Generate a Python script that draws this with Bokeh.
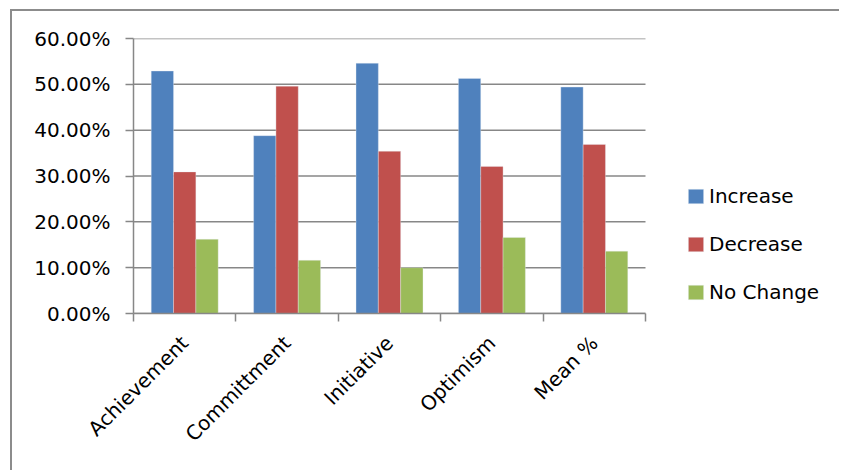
import math
from bokeh.plotting import figure
from bokeh.models import (ColumnDataSource, Range1d, FixedTicker, LinearAxis,
                          NumeralTickFormatter, Legend, LegendItem)
from bokeh.transform import dodge
from bokeh.embed import file_html
from bokeh.resources import INLINE

categories = ["Achievement", "Committment", "Initiative", "Optimism", "Mean %"]
increase = [0.529, 0.388, 0.546, 0.513, 0.494]
decrease = [0.309, 0.496, 0.354, 0.321, 0.369]
no_change = [0.162, 0.116, 0.100, 0.166, 0.136]
series_names = ["Increase", "Decrease", "No Change"]
colors = ["#4F81BD", "#C0504D", "#9BBB59"]
y_ticks = [0.0, 0.1, 0.2, 0.3, 0.4, 0.5, 0.6]

FONT = "DejaVu Sans"
FS = "20px"
GRAY = "#878787"

n = len(categories)
src = ColumnDataSource(dict(
    x=[i + 0.5 for i in range(n)],
    inc=increase, dec=decrease, noc=no_change,
))

# frame spans to the right edge; data (0..n) occupies the left 512 px of 708
frame_w, data_w = 708, 512
p = figure(width=829, height=461, output_backend="svg", toolbar_location=None,
           x_range=Range1d(0, n * frame_w / data_w), y_range=Range1d(0, 0.6),
           x_axis_type=None, y_axis_type=None,
           min_border_left=121, min_border_right=0,
           min_border_top=27, min_border_bottom=159)
p.margin = (9, 0, 0, 10)
p.styles = {"border-left": "2px solid #8c8c8c", "border-top": "2px solid #8c8c8c"}
p.outline_line_color = None
p.background_fill_color = "white"
p.border_fill_color = "white"

# horizontal gridlines limited to the category area
p.segment(x0=[0] * len(y_ticks), x1=[n] * len(y_ticks), y0=y_ticks, y1=y_ticks,
          line_color=GRAY, line_width=1.5)

bw = 0.218
renderers = []
for col, off, c in zip(["inc", "dec", "noc"], [-bw, 0, bw], colors):
    r = p.vbar(x=dodge("x", off, range=p.x_range), top=col, width=bw, bottom=0,
               source=src, fill_color=c, line_color="#e6ecf5", line_width=0.6,
               line_alpha=0.6)
    renderers.append(r)

# y axis
yaxis = LinearAxis(ticker=FixedTicker(ticks=y_ticks, minor_ticks=[]),
                   formatter=NumeralTickFormatter(format="0.00%"))
yaxis.axis_line_color = GRAY
yaxis.axis_line_width = 1.5
yaxis.major_tick_line_color = GRAY
yaxis.major_tick_line_width = 1.5
yaxis.major_tick_out = 8
yaxis.major_tick_in = 0
yaxis.minor_tick_line_color = None
yaxis.major_label_text_font = FONT
yaxis.major_label_text_font_size = FS
yaxis.major_label_text_color = "black"
yaxis.major_label_standoff = 15
p.add_layout(yaxis, "left")

# x axis (category boundaries as tick marks, names centred)
xaxis = LinearAxis(ticker=FixedTicker(ticks=[i + 0.5 for i in range(n)],
                                      minor_ticks=list(range(n + 1))),
                   bounds=(0, n))
xaxis.major_label_overrides = {i + 0.5: c for i, c in enumerate(categories)}
xaxis.axis_line_color = GRAY
xaxis.axis_line_width = 1.5
xaxis.major_tick_line_color = None
xaxis.major_tick_out = 0
xaxis.major_tick_in = 0
xaxis.minor_tick_line_color = GRAY
xaxis.minor_tick_line_width = 1.5
xaxis.minor_tick_out = 8
xaxis.minor_tick_in = 0
xaxis.major_label_orientation = math.pi / 4
xaxis.major_label_text_font = FONT
xaxis.major_label_text_font_size = FS
xaxis.major_label_text_color = "black"
xaxis.major_label_standoff = 18
p.add_layout(xaxis, "below")

legend = Legend(items=[LegendItem(label=s, renderers=[r]) for s, r in zip(series_names, renderers)],
                location=(553, 9))
legend.border_line_color = None
legend.background_fill_alpha = 0
legend.padding = 0
legend.margin = 0
legend.glyph_width = 19
legend.glyph_height = 18
legend.label_height = 24
legend.label_standoff = 4
legend.spacing = 24
legend.label_text_font = FONT
legend.label_text_font_size = FS
legend.label_text_color = "black"
p.add_layout(legend, "center")

open("out.html", "w").write(file_html(p, INLINE))
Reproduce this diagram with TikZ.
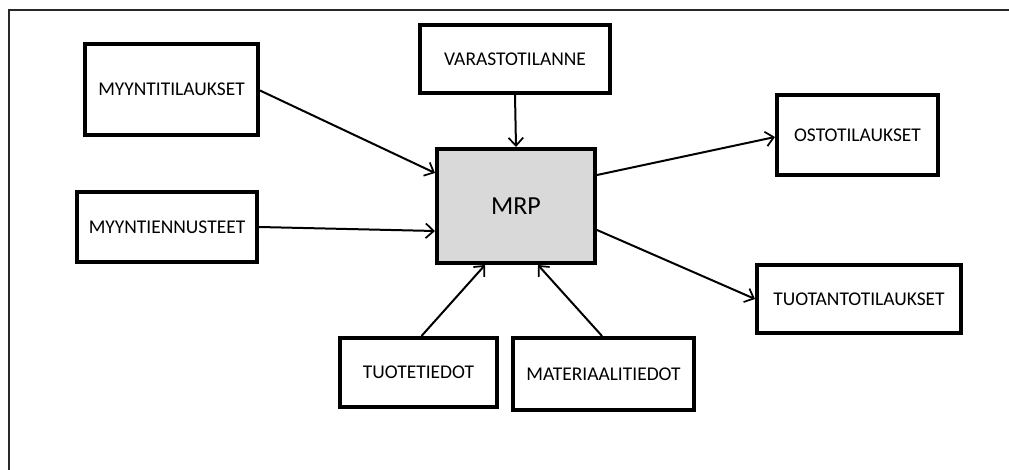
\documentclass[tikz,border=0pt]{standalone}
\usepackage{fontspec}
\setmainfont{Carlito}
\usetikzlibrary{arrows.meta,calc}
\begin{document}
\begin{tikzpicture}[x=0.75pt,y=-0.75pt,
  box/.style={draw=black,line width=3pt,fill=white,inner sep=0pt,align=center,
    font=\fontsize{14.6}{16}\selectfont},
  mrpbox/.style={box,fill={rgb,255:red,217;green,217;blue,217},font=\fontsize{19.5}{24}\selectfont},
  conn/.style={line width=1.5pt,-{Straight Barb[length=6pt,width=11pt,line width=1.3pt]}},
  frameline/.style={line width=1.6pt,draw={rgb,255:red,40;green,40;blue,40}}]
\useasboundingbox (0,0) rectangle (1009,470);
\coordinate (ftl) at (9,10);
\coordinate (ftr) at (1009,10);
\coordinate (fbl) at (9,470);
\draw[frameline] (ftr) -- (ftl) -- (fbl);

\node[box,minimum width=173*0.75pt,minimum height=91*0.75pt] (myt) at (171.5,89.5) {MYYNTITILAUKSET};
\node[box,minimum width=180*0.75pt,minimum height=70*0.75pt] (myn) at (167,227) {MYYNTIENNUSTEET};
\node[box,minimum width=190*0.75pt,minimum height=68*0.75pt] (var) at (515,59) {VARASTOTILANNE};
\node[mrpbox,minimum width=158*0.75pt,minimum height=114*0.75pt] (mrp) at (516,206) {MRP};
\node[box,minimum width=161*0.75pt,minimum height=80*0.75pt] (ost) at (857.5,135) {OSTOTILAUKSET};
\node[box,minimum width=204*0.75pt,minimum height=68*0.75pt] (tuo) at (859,299) {TUOTANTOTILAUKSET};
\node[box,minimum width=157*0.75pt,minimum height=69*0.75pt] (tt) at (418.5,372.5) {TUOTETIEDOT};
\node[box,minimum width=181*0.75pt,minimum height=72*0.75pt] (mat) at (603.5,374) {MATERIAALITIEDOT};

\draw[conn] ($(myt.east)+(0,1)$) -- ($(mrp.west)+(0,-33)$);
\draw[conn] (myn.east) -- ($(mrp.west)+(0,25)$);
\draw[conn] (var.south) -- (mrp.north);
\draw[conn] ($(mrp.east)+(0,-31)$) -- ($(ost.west)+(0,2)$);
\draw[conn] ($(mrp.east)+(0,24)$) -- (tuo.west);
\draw[conn] ($(tt.north)+(3,0)$) -- ($(mrp.south)+(-31,0)$);
\draw[conn] ($(mat.north)+(-1.5,0)$) -- ($(mrp.south)+(22,0)$);
\end{tikzpicture}
\end{document}
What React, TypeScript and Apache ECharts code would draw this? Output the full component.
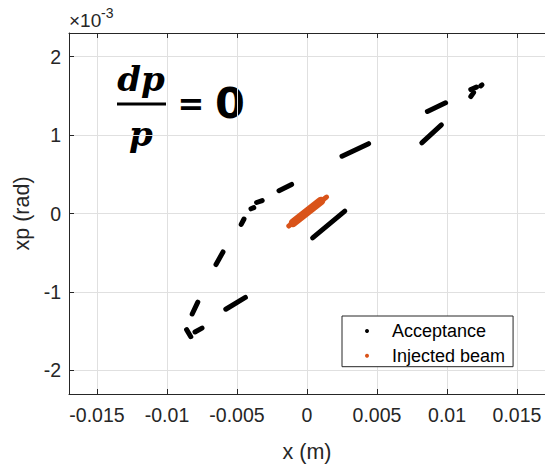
import { useEffect, useRef } from "react";
import * as echarts from "echarts";

// ---- tick values / labels ----
const xTickValues = [-0.015, -0.01, -0.005, 0, 0.005, 0.01, 0.015];
const xTickLabels = ["-0.015", "-0.01", "-0.005", "0", "0.005", "0.01", "0.015"];
const yTickValues = [-2, -1, 0, 1, 2];
const yTickLabels = ["-2", "-1", "0", "1", "2"];

// ---- data: x (m), xp (units of 1e-3 rad) ----
// Acceptance: short particle streaks, each given by its two end points
const acceptanceStreaks: number[][][] = [
  [[-0.0020, 0.29], [-0.0011, 0.37]],
  [[-0.0036, 0.14], [-0.0032, 0.165]],
  [[-0.0040, 0.06], [-0.0038, 0.075]],
  [[-0.0047, -0.14], [-0.0045, -0.07]],
  [[-0.0065, -0.65], [-0.0060, -0.49]],
  [[-0.0058, -1.22], [-0.0044, -1.07]],
  [[-0.0082, -1.28], [-0.0078, -1.13]],
  [[-0.0086, -1.48], [-0.0083, -1.57]],
  [[-0.0080, -1.51], [-0.0075, -1.46]],
  [[0.0004, -0.31], [0.0027, 0.03]],
  [[0.0025, 0.73], [0.0044, 0.89]],
  [[0.0086, 1.30], [0.0099, 1.41]],
  [[0.0082, 0.90], [0.0096, 1.13]],
  [[0.0117, 1.49], [0.0119, 1.54]],
  [[0.0117, 1.58], [0.0121, 1.61]],
  [[0.0124, 1.625], [0.0125, 1.64]],
];
// Injected beam: elongated blob (core and thinner tips)
const injectedBeamCore: number[][] = [[-0.0010, -0.12], [0.0010, 0.16]];
const injectedBeamTips: number[][] = [[-0.0013, -0.16], [0.0014, 0.21]];

const AXIS = "#262626";
const GRID = "#e0e0e0";
const ORANGE = "#D95319";
const FONT = "Liberation Sans, Arial, sans-serif";

function fmt(values: number[], labels: string[]) {
  return (v: number) => {
    const i = values.findIndex((t) => Math.abs(t - v) < 1e-9);
    return i >= 0 ? labels[i] : "";
  };
}

export default function App() {
  const ref = useRef<HTMLDivElement>(null);
  useEffect(() => {
    if (!ref.current) return;
    const chart = echarts.init(ref.current, null, { renderer: "svg" });
    const series: any[] = acceptanceStreaks.map((seg) => ({
      name: "Acceptance",
      type: "line",
      data: seg,
      showSymbol: false,
      color: "#000",
      lineStyle: { color: "#000", width: 5, cap: "round" },
      silent: true,
      z: 3,
    }));
    series.push({
      name: "Injected beam",
      type: "line",
      data: injectedBeamTips,
      showSymbol: false,
      color: ORANGE,
      lineStyle: { color: ORANGE, width: 5, cap: "round" },
      silent: true,
      z: 4,
    });
    series.push({
      name: "Injected beam",
      type: "line",
      data: injectedBeamCore,
      showSymbol: false,
      color: ORANGE,
      lineStyle: { color: ORANGE, width: 8.5, cap: "round" },
      silent: true,
      z: 4,
    });

    chart.setOption({
      animation: false,
      backgroundColor: "#fff",
      grid: { left: 69, right: 0, top: 33, bottom: 70, containLabel: false },
      xAxis: [
        {
          type: "value",
          position: "bottom",
          min: -0.017,
          max: 0.017,
          axisLine: { show: true, onZero: false, lineStyle: { color: AXIS, width: 1 } },
          axisTick: { show: true, inside: true, length: 5, customValues: xTickValues, lineStyle: { color: AXIS } },
          axisLabel: {
            customValues: xTickValues,
            formatter: fmt(xTickValues, xTickLabels),
            color: AXIS,
            fontSize: 19.5,
            fontFamily: FONT,
            margin: 11,
          },
          splitLine: { show: true, lineStyle: { color: GRID, width: 1 } },
          name: "x (m)",
          nameLocation: "middle",
          nameGap: 47,
          nameTextStyle: { color: AXIS, fontSize: 21.5, fontFamily: FONT },
        },
        {
          type: "value",
          position: "top",
          min: -0.017,
          max: 0.017,
          axisLine: { show: true, onZero: false, lineStyle: { color: AXIS, width: 1 } },
          axisTick: { show: true, inside: true, length: 5, customValues: xTickValues, lineStyle: { color: AXIS } },
          axisLabel: { show: false },
          splitLine: { show: false },
        },
      ],
      yAxis: [
        {
          type: "value",
          position: "left",
          min: -2.3,
          max: 2.3,
          axisLine: { show: true, onZero: false, lineStyle: { color: AXIS, width: 1 } },
          axisTick: { show: true, inside: true, length: 5, customValues: yTickValues, lineStyle: { color: AXIS } },
          axisLabel: {
            customValues: yTickValues,
            formatter: fmt(yTickValues, yTickLabels),
            color: AXIS,
            fontSize: 19.5,
            fontFamily: FONT,
            margin: 8,
          },
          splitLine: { show: true, lineStyle: { color: GRID, width: 1 } },
          name: "xp (rad)",
          nameLocation: "middle",
          nameGap: 33,
          nameTextStyle: { color: AXIS, fontSize: 21.5, fontFamily: FONT },
        },
      ],
      legend: {
        orient: "vertical",
        left: 342,
        top: 316,
        padding: [5, 8, 1, 23],
        itemGap: 4.7,
        itemWidth: 40,
        itemHeight: 4,
        backgroundColor: "#fff",
        borderColor: AXIS,
        borderWidth: 1,
        borderRadius: 0,
        textStyle: { color: "#000", fontSize: 18, fontFamily: FONT, lineHeight: 20 },
        data: [
          { name: "Acceptance", icon: "circle" },
          { name: "Injected beam", icon: "circle" },
        ],
      },
      graphic: [
        {
          type: "text",
          x: 69,
          y: 20,
          style: { text: "×10", fill: AXIS, font: `19px ${FONT}`, align: "left", verticalAlign: "middle" },
        },
        {
          type: "text",
          x: 101,
          y: 13,
          style: { text: "-3", fill: AXIS, font: `14px ${FONT}`, align: "left", verticalAlign: "middle" },
        },
        {
          type: "text",
          x: 141,
          y: 79,
          style: {
            text: "dp",
            fill: "#000",
            font: `italic bold 34px "DejaVu Serif", serif`,
            align: "center",
            verticalAlign: "middle",
          },
        },
        {
          type: "line",
          shape: { x1: 117, y1: 104, x2: 166, y2: 104 },
          style: { stroke: "#000", lineWidth: 3 },
        },
        {
          type: "text",
          x: 141,
          y: 134,
          style: {
            text: "p",
            fill: "#000",
            font: `italic bold 34px "DejaVu Serif", serif`,
            align: "center",
            verticalAlign: "middle",
          },
        },
        {
          type: "text",
          x: 191,
          y: 104,
          style: { text: "=", fill: "#000", font: `bold 32px "DejaVu Sans", sans-serif`, align: "center", verticalAlign: "middle" },
        },
        {
          type: "text",
          x: 230,
          y: 103,
          style: { text: "0", fill: "#000", font: `bold 43px "DejaVu Sans", sans-serif`, align: "center", verticalAlign: "middle" },
        },
      ],
      series,
    });
    return () => chart.dispose();
  }, []);
  return (
    <div
      ref={ref}
      style={{ position: "fixed", left: 0, top: 0, width: 545, height: 468, background: "#fff" }}
    />
  );
}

§ Directive
Find every line in the records above that contains the word "with", and copy each one.

§ Written response
Generate a Python script that draws this with Bokeh.
Reproduce this diagram with TikZ.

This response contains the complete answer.